Mark Schlereth made a career of protecting running backs, but not so much anymore in his post-playing career days.
Over the past several years, the running back position has become radically undervalued across the NFL as teams opt to give veteran backs lucrative contracts, instead opting to use franchise tags and to sign and draft younger and cheaper players.
It would be fair to label Schlereth’s former head coach, Mike Shanahan, not so much the “Godfather” of that philosophy, but rather a “pioneer.” While he employed an eventual Hall of Famer in Terrell Davis, Shanahn saw Olandis Gary and Mike Anderson both rush for over 1,100 yards in place of the injured Pro Bowler.
Shanahan-coached offenses, whether it’s Mike or Kyle, have utilized a running back by committee approach. And even though Kyle currently has the highest-paid running back in the league in his backfield in San Francisco–Christian McCaffrey—he still abides by that philosophy.
And because of that, Schlereth has a particular viewpoint on Jonathan Taylor and the ongoing animosity between running backs and the teams that don’t want to pay them. He said as much during a recent appearance on The Rich Eisen Show on Thursday.
“Frankly, I don’t have a lot of sympathy,” Schlereth told Eisen. “You know what? You signed a collective bargaining agreement. You gave the franchise tag. You negotiated things like less practice time. And you negotiate stupid stuff. Hey, I’m part of that. I’m guilty. Right, I was a player too. I understand it. You negotiate stupid stuff. They know you’re gonna negotiate stupid stuff. It doesn’t really matter. And that’s your own fault.”
“As far as the running backs having a stupid Zoom meeting and complaining and whining about it. It is what it is, that’s the market. And that’s how market economics work. So, quit complaining about it. I don’t remember any star running backs at the time standing up on their podiums, complaining about how unfair it is that the fullbacks were becoming extinct, as long as they were getting theirs.”

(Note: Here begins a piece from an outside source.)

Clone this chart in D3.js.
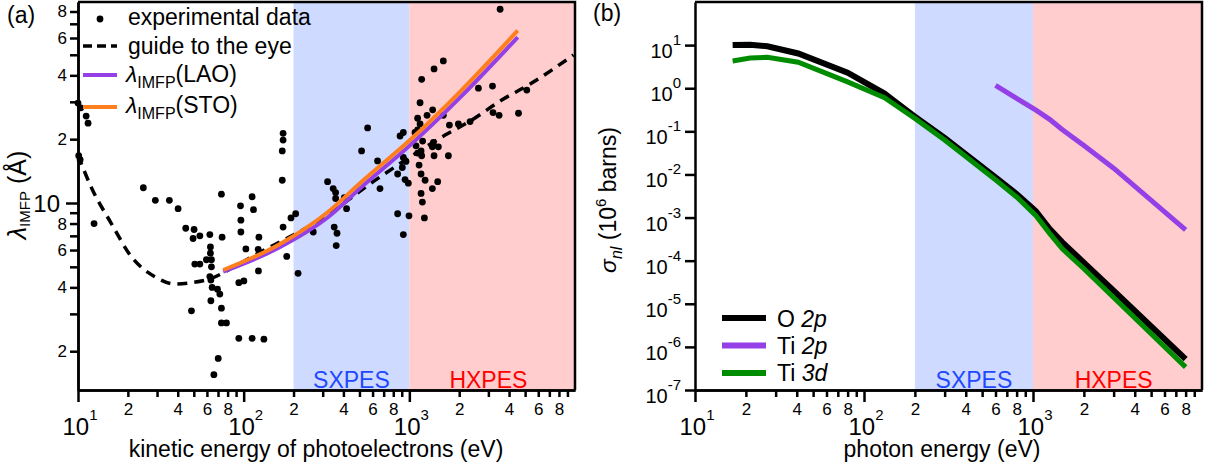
<!DOCTYPE html>
<meta charset="utf-8">
<style>
body { margin: 0; background: #fff; }
svg { font-family: "Liberation Sans", Arial, sans-serif; }
.frame { fill: none; stroke: #000; stroke-width: 2.5px; }
.axis path, .axis line { stroke: #000; stroke-width: 2.5px; }
.axis text { font-size: 17px; fill: #000; font-family: "Liberation Sans", Arial, sans-serif; }
.lbl { font-size: 23px; fill: #000; }
</style>
<body>
<svg width="1212" height="468"></svg>
<script src="https://d3js.org/d3.v7.min.js"></script>
<script>
// (a) experimental IMFP values: kinetic energy (eV) / lambda (Angstrom)
var expE = [10.0, 10.4, 11.2, 11.5, 10.1, 10.3, 12.5, 24.8, 29.3, 35.6, 40.2, 44.7, 50.2, 49.5, 54.4, 62.5,
  73.4, 74.1, 63.0, 63.0, 59.6, 63.9, 50.7, 54.4, 63.9, 62.5, 63.4, 64.5, 69.5, 71.8, 63.4, 73.4, 48.4,
  73.4, 78.7, 70.2, 66.1, 93.5, 112.5, 132.5, 95.7, 96.2, 96.2, 112.5, 114.6, 103.1, 123.6, 122.4, 125.3,
  122.8, 93.5, 100.3, 173, 173, 171, 171, 173, 193, 206, 182, 213, 321, 263,
  3532, 1604, 1410, 1187, 1161, 1122, 1279, 1383, 1604, 1161, 1122, 1082, 1745, 1977, 2327, 2612, 3177,
  5117, 3199, 3483, 4560, 560, 879, 920, 515, 643, 1097, 1203, 1397, 1377, 1497, 1177, 1122, 1187, 1410,
  1721, 920, 955, 907, 850, 1145, 1177, 1245, 1483, 942, 986, 665, 1377, 1177, 1199, 850, 995, 1233, 920,
  347, 359, 359, 405, 418, 352, 366, 362];
var expL = [29.6, 28.1, 25.7, 23.8, 16.7, 16.0, 8.0, 11.8, 10.3, 10.3, 9.4, 7.6, 7.5, 6.8, 7.0, 7.1,
  11.0, 6.9, 6.2, 5.8, 5.4, 5.4, 5.15, 5.15, 5.0, 4.5, 4.33, 4.0, 3.92, 3.72, 3.46, 3.19, 3.1,
  2.72, 2.72, 1.85, 1.55, 2.30, 2.30, 2.28, 9.7, 8.3, 7.3, 10.7, 9.3, 6.07, 6.9, 6.05, 5.75,
  4.78, 4.21, 4.29, 21.3, 19.8, 17.6, 12.8, 7.7, 8.5, 8.9, 5.6, 4.66, 12.6, 7.3,
  82, 46.8, 42.9, 38.3, 29.7, 25.1, 25.9, 27.5, 25.9, 23.6, 22.1, 21.5, 23.3, 23.6, 24.2, 34.8, 35.6,
  34.1, 26.7, 25.9, 26.5, 22.6, 20.7, 21.5, 17.6, 15.8, 18.6, 19.6, 19.3, 18.4, 18.4, 17.6, 17.2, 16.7, 16.7,
  16.7, 16.4, 15.7, 14.7, 13.7, 15.1, 13.7, 12.8, 12.6, 12.9, 12.4, 11.7, 11.7, 11.1, 10.1, 8.9, 8.7, 8.5, 7.1,
  11.7, 11.2, 10.5, 10.6, 9.4, 7.7, 7.2, 6.3];

// guide to the eye
var guideE = [10, 12.0, 15.9, 21.0, 29.1, 38.4, 48.4, 63.9, 84.4, 122.4, 177.4, 257, 650, 1644, 2379, 3613, 5236, 9795];
var guideL = [16.8, 11.9, 8.0, 5.58, 4.49, 4.15, 4.21, 4.41, 4.92, 5.79, 6.74, 7.87, 13.1, 20.9, 24.6, 30.6, 36.0, 49.9];

// calculated IMFP
var calcE = [75.2, 161.6, 324, 515, 1009, 2070, 4510];
var laoL = [4.75, 6.13, 8.59, 11.9, 18.7, 32.0, 60.5];
var stoL = [4.83, 6.34, 9.1, 12.6, 19.8, 34.1, 65.0];

// (b) photoionization cross sections (10^6 barns)
var phE = [16.7, 21.2, 26.8, 40.8, 80, 132.3, 151.4, 200, 300, 600, 800, 1041, 1253.6, 1486.7, 2000, 3000, 8000];
var o2p = [10, 10.2, 9.4, 6.4, 2.3, 0.75, 0.5, 0.22, 0.07, 0.0085, 0.0035, 0.0014, 5.5e-4, 2.7e-4, 9.0e-5, 2.0e-5, 5.2e-7];
var ti3d = [4.3, 5.0, 5.2, 4.0, 1.4, 0.6, 0.42, 0.2, 0.063, 0.0075, 0.003, 0.0011, 4.3e-4, 1.9e-4, 6.5e-5, 1.4e-5, 3.4e-7];
var ti2pE = [600, 800, 1041, 1253.6, 1486.7, 2000, 3000, 8000];
var ti2p = [1.16, 0.58, 0.31, 0.19, 0.11, 0.047, 0.014, 5.2e-4];

// shaded regions (eV)
var sxRange = [200, 1000], hxRange = [1000, 10000];

var svg = d3.select("svg");
var plotTop = 2, plotBottom = 390;

function zip(a, b) { return a.map(function(v, i) { return [v, b[i]]; }); }
function mant(v) { return Math.round(v / Math.pow(10, Math.floor(Math.log10(v) + 1e-9))); }

function minorTicks(lo, hi) {
  var t = [];
  for (var d = lo; d < hi; d *= 10)
    for (var m = 2; m <= 9; m++) t.push(m * d);
  return t;
}

function bands(g, x) {
  g.append("rect").attr("x", x(sxRange[0])).attr("y", plotTop)
    .attr("width", x(sxRange[1]) - x(sxRange[0])).attr("height", plotBottom - plotTop).attr("fill", "#CEDAFF");
  g.append("rect").attr("x", x(hxRange[0])).attr("y", plotTop)
    .attr("width", x(hxRange[1]) - x(hxRange[0])).attr("height", plotBottom - plotTop).attr("fill", "#FFCDCD");
  g.append("text").attr("class", "lbl").attr("x", x(Math.sqrt(sxRange[0] * sxRange[1]))).attr("y", 388)
    .attr("text-anchor", "middle").style("fill", "#1F48FF").text("SXPES");
  g.append("text").attr("class", "lbl").attr("x", x(3000)).attr("y", 388)
    .attr("text-anchor", "middle").style("fill", "#FF0000").text("HXPES");
}

function xAxis(x, label, cx) {
  svg.append("g").attr("class", "axis").attr("transform", "translate(0," + plotBottom + ")")
    .call(d3.axisBottom(x).tickValues(minorTicks(10, 10000)).tickSize(7).tickSizeOuter(0)
      .tickFormat(function(d) { var m = mant(d); return m % 2 === 0 ? m : ""; }))
    .selectAll("text").attr("dy", "0.9em");
  svg.append("g").attr("class", "axis").attr("transform", "translate(0," + plotBottom + ")")
    .call(d3.axisBottom(x).tickValues([10, 100, 1000]).tickSize(12).tickSizeOuter(0).tickFormat(""));
  [1, 2, 3].forEach(function(p) {
    var t = svg.append("text").attr("x", x(Math.pow(10, p)) + 2).attr("y", 435)
      .attr("text-anchor", "middle").style("font-size", "24px");
    t.append("tspan").text("10");
    t.append("tspan").attr("dy", -15).style("font-size", "15px").text(p);
  });
  svg.append("text").attr("class", "lbl").attr("x", cx).attr("y", 457).attr("text-anchor", "middle").text(label);
}

function frame(x0, x1) {
  svg.append("path").attr("class", "frame")
    .attr("d", "M" + x0 + "," + plotTop + "H" + x1 + "V" + plotBottom);
}

// ---------- panel (a) ----------
var xa = d3.scaleLog().domain([10, 10000]).range([78, 575]);
var ya = d3.scaleLog().domain([1.3125, 88.7]).range([plotBottom, plotTop]);
var ga = svg.append("g");
bands(ga, xa);

ga.append("path").datum(zip(guideE, guideL))
  .attr("fill", "none").attr("stroke", "#000").attr("stroke-width", 3.5).attr("stroke-dasharray", "10,7")
  .attr("d", d3.line().x(function(d) { return xa(d[0]); }).y(function(d) { return ya(d[1]); }).curve(d3.curveMonotoneX));

ga.selectAll("circle").data(zip(expE, expL)).enter().append("circle")
  .attr("cx", function(d) { return xa(d[0]); }).attr("cy", function(d) { return ya(d[1]); })
  .attr("r", 3.4).attr("fill", "#000");

var lineA = d3.line().x(function(d) { return xa(d[0]); }).y(function(d) { return ya(d[1]); }).curve(d3.curveMonotoneX);
ga.append("path").datum(zip(calcE, laoL)).attr("fill", "none").attr("stroke", "#9440E6").attr("stroke-width", 4).attr("d", lineA);
ga.append("path").datum(zip(calcE, stoL)).attr("fill", "none").attr("stroke", "#FF7F1E").attr("stroke-width", 4).attr("d", lineA);

// legend (a)
var leg = svg.append("g");
leg.append("circle").attr("cx", 100).attr("cy", 19).attr("r", 3.4).attr("fill", "#000");
leg.append("line").attr("x1", 83).attr("x2", 117).attr("y1", 46).attr("y2", 46)
  .attr("stroke", "#000").attr("stroke-width", 3.5).attr("stroke-dasharray", "9,5");
leg.append("line").attr("x1", 83).attr("x2", 117).attr("y1", 75).attr("y2", 75).attr("stroke", "#9440E6").attr("stroke-width", 4);
leg.append("line").attr("x1", 83).attr("x2", 117).attr("y1", 107).attr("y2", 107).attr("stroke", "#FF7F1E").attr("stroke-width", 4);
leg.append("text").attr("class", "lbl").attr("x", 128).attr("y", 25).text("experimental data");
leg.append("text").attr("class", "lbl").attr("x", 128).attr("y", 54).text("guide to the eye");
["LAO", "STO"].forEach(function(s, i) {
  var t = leg.append("text").attr("class", "lbl").attr("x", 126).attr("y", 82 + i * 31);
  t.append("tspan").style("font-style", "italic").text("\u03bb");
  t.append("tspan").attr("dy", 6).style("font-size", "16px").text("IMFP");
  t.append("tspan").attr("dy", -6).text("(" + s + ")");
});

// axes (a)
xAxis(xa, "kinetic energy of photoelectrons (eV)", 316);
var yMinor = minorTicks(1, 100).filter(function(d) { return d !== 10 && d < 88.7; });
svg.append("g").attr("class", "axis").attr("transform", "translate(78,0)")
  .call(d3.axisLeft(ya).tickValues(yMinor).tickSize(8).tickSizeOuter(0)
    .tickFormat(function(d) { var m = mant(d); return m % 2 === 0 ? m : ""; }));
svg.append("g").attr("class", "axis").attr("transform", "translate(78,0)")
  .call(d3.axisLeft(ya).tickValues([10]).tickSize(12).tickSizeOuter(0).tickFormat(""));
svg.append("text").attr("x", 60).attr("y", ya(10) + 9).attr("text-anchor", "end").style("font-size", "24px").text("10");
frame(78, 575);
var yta = svg.append("text").attr("transform", "translate(26,195) rotate(-90)").attr("text-anchor", "middle").style("font-size", "25px");
yta.append("tspan").style("font-style", "italic").text("\u03bb");
yta.append("tspan").attr("dy", 4).style("font-size", "15px").text("IMFP");
yta.append("tspan").attr("dy", -4).text(" (\u00c5)");
svg.append("text").attr("class", "lbl").attr("x", 7).attr("y", 23).text("(a)");

// ---------- panel (b) ----------
var xb = d3.scaleLog().domain([10, 10000]).range([695, 1202]);
var yb = d3.scaleLog().domain([1e-7, 100]).range([plotBottom, plotTop]);
var gb = svg.append("g");
bands(gb, xb);
var lineB = d3.line().x(function(d) { return xb(d[0]); }).y(function(d) { return yb(d[1]); });
gb.append("path").datum(zip(phE, o2p)).attr("fill", "none").attr("stroke", "#000").attr("stroke-width", 6).attr("d", lineB);
gb.append("path").datum(zip(ti2pE, ti2p)).attr("fill", "none").attr("stroke", "#9440E6").attr("stroke-width", 5).attr("d", lineB);
gb.append("path").datum(zip(phE, ti3d)).attr("fill", "none").attr("stroke", "#008C00").attr("stroke-width", 5).attr("d", lineB);

var legB = [["O", "2p", "#000"], ["Ti", "2p", "#9440E6"], ["Ti", "3d", "#008C00"]];
legB.forEach(function(l, i) {
  svg.append("line").attr("x1", 722).attr("x2", 766).attr("y1", 318 + i * 27.5).attr("y2", 318 + i * 27.5)
    .attr("stroke", l[2]).attr("stroke-width", 6);
  var t = svg.append("text").attr("class", "lbl").attr("x", 777).attr("y", 327 + i * 27);
  t.append("tspan").text(l[0] + " ");
  t.append("tspan").style("font-style", "italic").text(l[1]);
});

xAxis(xb, "photon energy (eV)", 942);
svg.append("g").attr("class", "axis").attr("transform", "translate(695,0)")
  .call(d3.axisLeft(yb).tickValues([1e-7, 1e-6, 1e-5, 1e-4, 1e-3, 1e-2, 1e-1, 1, 10]).tickSize(10).tickSizeOuter(0).tickFormat(""));
[-7, -6, -5, -4, -3, -2, -1, 0, 1].forEach(function(p) {
  var t = svg.append("text").attr("x", 681).attr("y", yb(Math.pow(10, p)) + 13).attr("text-anchor", "end").style("font-size", "20px");
  t.append("tspan").text("10");
  t.append("tspan").attr("dy", -13).style("font-size", "15px").text(p < 0 ? "-" + (-p) : p);
});
frame(695, 1202);
var ytb = svg.append("text").attr("class", "lbl").attr("transform", "translate(616,200) rotate(-90)").attr("text-anchor", "middle");
ytb.append("tspan").text("\u03c3").style("font-style", "italic");
ytb.append("tspan").attr("dy", 6).style("font-size", "16px").style("font-style", "italic").text("nl");
ytb.append("tspan").attr("dy", -6).text(" (10");
ytb.append("tspan").attr("dy", -10).style("font-size", "15px").text("6");
ytb.append("tspan").attr("dy", 10).text(" barns)");
svg.append("text").attr("class", "lbl").attr("x", 593).attr("y", 21).text("(b)");
</script>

Schlereth continued by saying that he no longer wanted to hear the complaining coming from the running backs.
“It’s the market. Take the money that’s available to you. Go out there and play great,” he said. “You know, whatever. I don’t have any sympathy, empathy, any of the -athy’s. None of the “-athy’s” bother me. I don’t care.”
Clearly, he does care a little bit. Another thing here, Schlereth mentioned during his conversation with Eisen that there is a difference between Terrell Davis and Mike Anderson, and how the former would have rushed for 2,000 yards during the 2000 NFL season if he was healthy.
Schlereth did agree with Eisen’s assertion that running backs should be getting as much money as they can but argued that this is just what the market is.
“The one thing that has proven true over the years is that probably the easiest position in football to come out of college, transition to the NFL and be great, is the running back position,” he said. “We’ve seen this on a consistent basis with guys that are drafted in the second, third, fourth round, becoming stars. It’s the nature of the position right now. And the running back position is just not one that [NFL teams] value as much because other guys can come in for a much cheaper price and have production. And then two, the injury issues…there’s a reason those guys don’t last long term.”